Separation of tasks sounds pretty straightforward, but it means you have to leave a lot on the table: whether people like you; whether people agree with you; whether your kid is happy when they take out the trash; what the neighbours think; whether the person you love loves you back.

And while you're doing your best to take responsibility for your own stuff, other people will try to make their work into your work.

A popular tactic of trolls, for example, is to demand that people explain and justify themselves. The troll says it's the other person's responsibility to convince, to pursuade. Not because the troll is planning to consider the evidence and possibly change their mind, of course: it's just a diversionary tactic, a way to keep you busy instead of doing your real work.

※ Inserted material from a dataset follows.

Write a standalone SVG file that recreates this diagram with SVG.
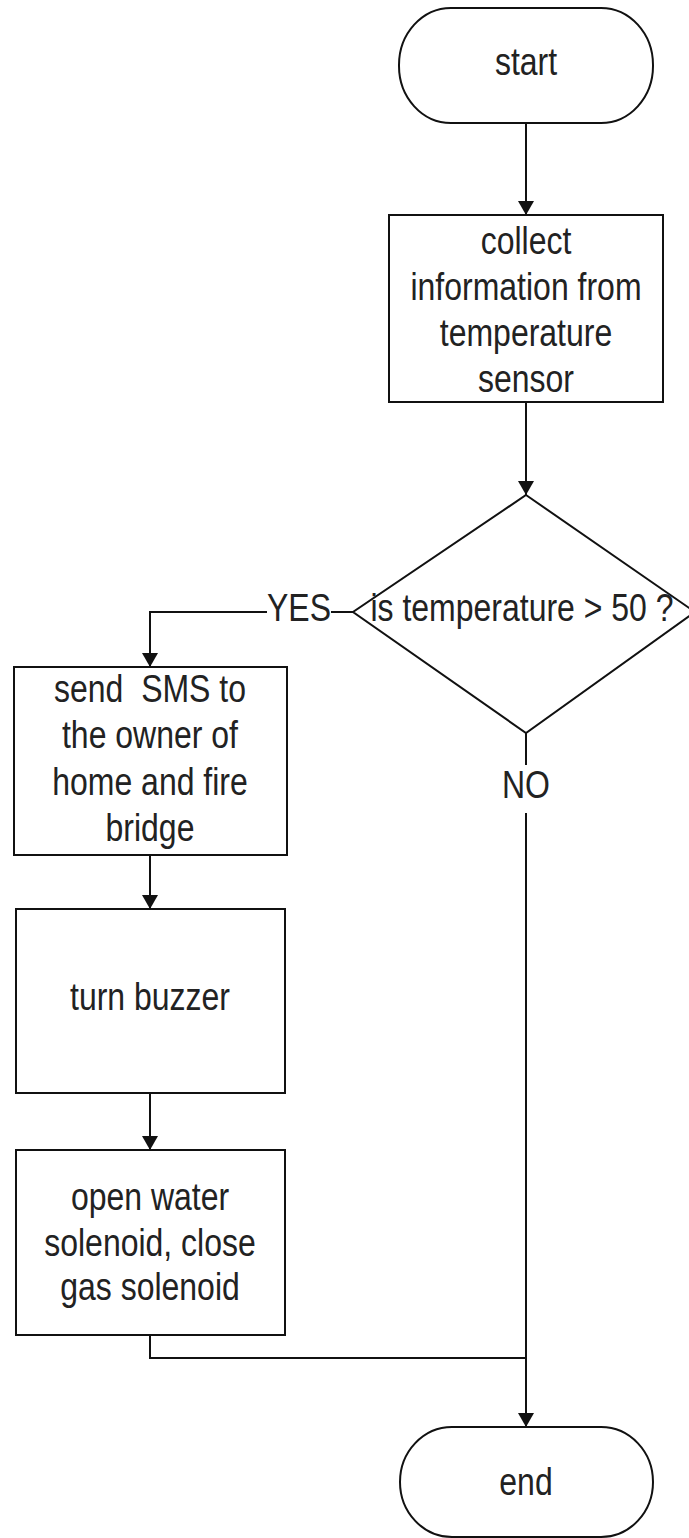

Little kids are great at this too (not that I'm equating little kids and trolls...) — they have a bloodhound's nose for cracks in your resolve when it comes to responsibility. If you let down your guard, before you know it you're carrying their backpack, intervening with their teacher about marks, and explaining to their taekwondo master why they didn't practice.

Trying to pass responsibility to someone else is often about power. For trolls, it’s the power to waste your time and energy. For little kids, it’s the power they have to get you to do something, even though they are very small and you are the grown-up.

Incidentally, Alyson Schafer was profoundly influential in my understanding of Adlerian psychology and parenting. She addresses lots of questions about division of responsibilities in the family context in her writing.

But how?

Letting go of how people feel, and how they feel about you, your children, your work, is not easy. It's really hard.

In order to untether yourself from all that stuff, you have to anchor yourself to what you can control: a grounded sense of your own worth, your values and needs. It takes self-knowledge and inner work, as well as persistence and courage.

I know, because I’ve been working on it since I was an undergraduate. I’m still working on it.

But it’s worth the effort to be free of the constant tug of other people's priorities and values, because it means you can become fully yourself — and that is your most important task.

Ask yourself

Is there some area in which you are taking on someone else's task? Are you shouldering the burden of needing someone's approval? Are you taking responsibility for someone's behaviour, or someone's happiness?

What will it take for you to disengage from that task and return it to the other person?